This is a Major debating point
A lot has been said theoretically about this. You have re-discovered an long running argument in the philosophy of physics.
It is often called the "bucket argument" as one of the most famous examples is a bucket of water that is spinning, and so the water level is not flat (bulges up the sides centrifugally) just like your example with the earth's seas bulging at the equator.
It is a longstanding problem amongst philosophers of physics. One of them (Ernst Mach) was especially concerned about this and his concerns fed into the development of general relativity. Mach believed that all motion must be relative, so that the centrifugal force driving the water to bulge outwards at the equator is actually caused by "the fixed stars" (somehow), so that in an empty universe with just the Earth alone you wouldn't know if it was spinning or not and the water would not bulge.
However, General Relativity failed to fix this problem. With GR in an empty universe with just a bucket of water (or the Earth), the bucket/Earth still knows if it is spinning or not.

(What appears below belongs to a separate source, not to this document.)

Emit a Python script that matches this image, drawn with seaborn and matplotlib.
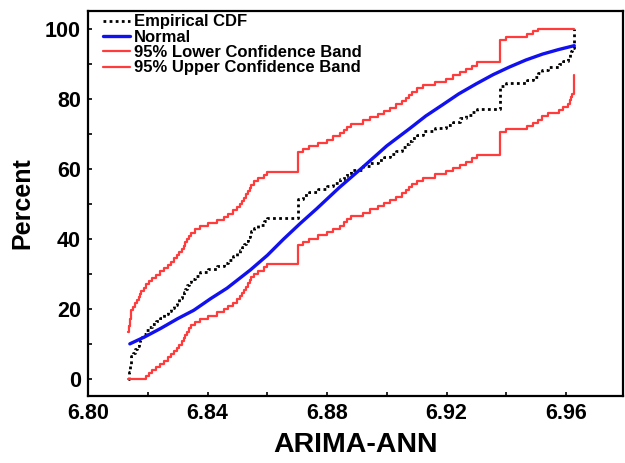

Their are two camps on what this means:
(1) - Our best theory of physics tells us that rotation is absolute not relative. So it probably is. Stuff "just knows" when it is spinning, this needs no special explanation.
(2) - This is a really big problem, and shows that General Relativity isn't entirely right. One day we will find a better theory that fixes it so that things can only tell when they are spinning through interaction with other things.
Their are people in both camps. We may never know which group is right.